Monday, January 07, 2008

Schedule

Pretty much everything in my life is set to a schedule. On a typical weekday I’ll get in to the office at 8:30, grab something to eat at 9:00, hit the lunch bag again at 11:00, sit on the shitter around 11:45, lift weights at noon, eat again at 1:00, crap again at 3:00, snack at 4:00, leave work around 5:00, dinner at the parent’s house at 5:30, crap at 6:30, hit the bar around 7:00.

The typical weekend goes like this: wake up at noon, grab something to eat (last Sunday it was a triple Whopper, a Whopper Junior, and onion rings), watch some TV, crap, take a shower, go up to the bar, crap again before I get too loaded (otherwise I could find myself in trouble), and then of course, get loaded.

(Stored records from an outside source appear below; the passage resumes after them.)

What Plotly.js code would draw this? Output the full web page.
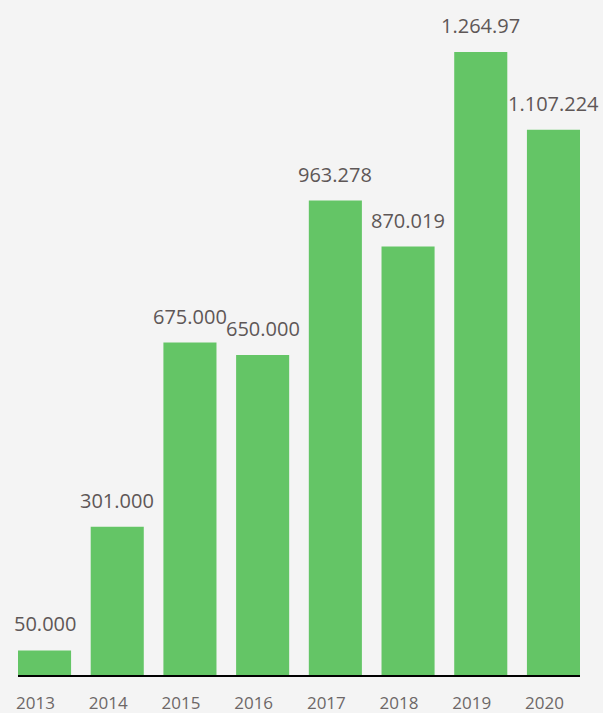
<!DOCTYPE html>
<html>
<head>
<meta charset="utf-8">
<script src="https://cdn.plot.ly/plotly-3.0.1.min.js"></script>
<style>html,body{margin:0;padding:0;background:#f4f4f4;}</style>
</head>
<body>
<div id="chart" style="width:603px;height:713px;"></div>
<script>
const years = ['2013','2014','2015','2016','2017','2018','2019','2020'];
const values = [50000, 301000, 675000, 650000, 963278, 870019, 1264970, 1107224];
const labels = ['50.000','301.000','675.000','650.000','963.278','870.019','1.264.97','1.107.224'];

const trace = {
  type: 'bar',
  x: years,
  y: values,
  marker: {color: '#64c566'},
  width: 0.73,
  hoverinfo: 'none'
};

const annotations = [];
for (let i = 0; i < years.length; i++) {
  annotations.push({
    x: i, y: values[i], text: labels[i],
    xref: 'x', yref: 'y', showarrow: false,
    xanchor: 'center', yanchor: 'bottom', yshift: 11,
    font: {family: 'Open Sans', size: 20, color: '#5e5757'}
  });
}

const layout = {
  width: 603, height: 713,
  margin: {l: 18, r: 23, t: 10, b: 38},
  paper_bgcolor: '#f4f4f4',
  plot_bgcolor: '#f4f4f4',
  showlegend: false,
  xaxis: {
    type: 'category',
    range: [-0.365, 7.365],
    showline: true, linecolor: '#000', linewidth: 2,
    ticks: 'outside', ticklen: 12, tickcolor: 'rgba(0,0,0,0)',
    ticklabelshift: -9,
    tickfont: {family: 'Open Sans', size: 17, color: '#6d6767'},
    showgrid: false, zeroline: false, fixedrange: true
  },
  yaxis: {
    range: [0, 1350300],
    visible: false, showgrid: false, zeroline: false, fixedrange: true
  },
  annotations: annotations
};

Plotly.newPlot('chart', [trace], layout, {displayModeBar: false});
</script>
</body>
</html>
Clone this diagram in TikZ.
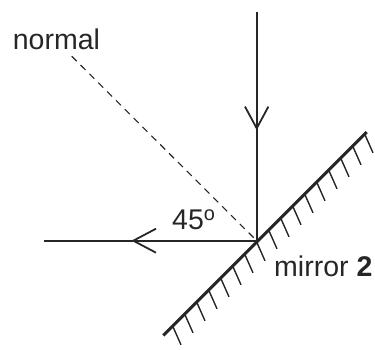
\documentclass[tikz,border=0pt]{standalone}
\usepackage{fontspec}
\setmainfont{Liberation Sans}
\usetikzlibrary{calc}
\tikzset{
  ray/.style={line width=1.8pt, color=black!85},
  mirrorline/.style={line width=3pt, color=black!85},
  hatch/.style={line width=1.4pt, color=black!85},
  normalline/.style={line width=1.1pt, color=black!85, dash pattern=on 7pt off 5.5pt},
  lbl/.style={inner sep=0pt, font=\fontsize{28.5}{30}\selectfont, text=black!85}
}
\begin{document}
\begin{tikzpicture}[x=1pt, y=-1pt]
\useasboundingbox (0,0) rectangle (375,349);
\coordinate (O) at (256.7,240.7);
\coordinate (top) at (256.7,11.7);
\coordinate (left) at (44.3,240.7);
\coordinate (vtip) at (256.7,128.3);
\coordinate (htip) at (133.3,240.7);
\coordinate (nstart) at (71.7,56.2);
\coordinate (mbot) at (163.3,335.5);
\coordinate (mtop) at (366.7,132.1);
% rays
\draw[ray] (top) -- (O) -- (left);
\draw[ray] (vtip) ++(-11.7,-21.7) -- (vtip) -- ++(11.7,-21.7);
\draw[ray] (htip) ++(22.7,-12) -- (htip) -- ++(22.7,12);
% normal
\draw[normalline] (nstart) -- (O);
% mirror
\draw[mirrorline] (mbot) -- (mtop);
\foreach \k in {-7,...,9} {
  \draw[hatch] ($(256.7,242.1)+(12*\k,-12*\k)$) -- ++(8.3,18.7);
}
% labels
\node[lbl, anchor=base west] (normal) at (12.7,49.3) {normal};
\node[lbl, anchor=base west] (angle) at (172,229.3) {45\textsuperscript{o}};
\node[lbl, anchor=base west] (mirror) at (274,276) {mirror \textbf{2}};
\end{tikzpicture}
\end{document}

Does anyone else crap three times a day? It’s not like I’m just sitting there trying to push shit out. All three are healthy, God-I-hope-I-make-it-to-the-bathroom-in-time legitimate shits. And the amazing thing is the last one of the day is the loudest, messiest, stinkiest, and arguably quickest one of the day as the cafeteria food purges my whole digestive tract in one fell swoop. Seriously, ain’t nothin’ solid about Mr. 6:30. The Renter laughs at me when I get home and leave my bag and coat in the hallway and race into the bathroom clenching the seat of my pants. And then all I hear is, “Good God you stink” for the next ten minutes.

I wonder if they’d put me in the Guinness Book of World Records.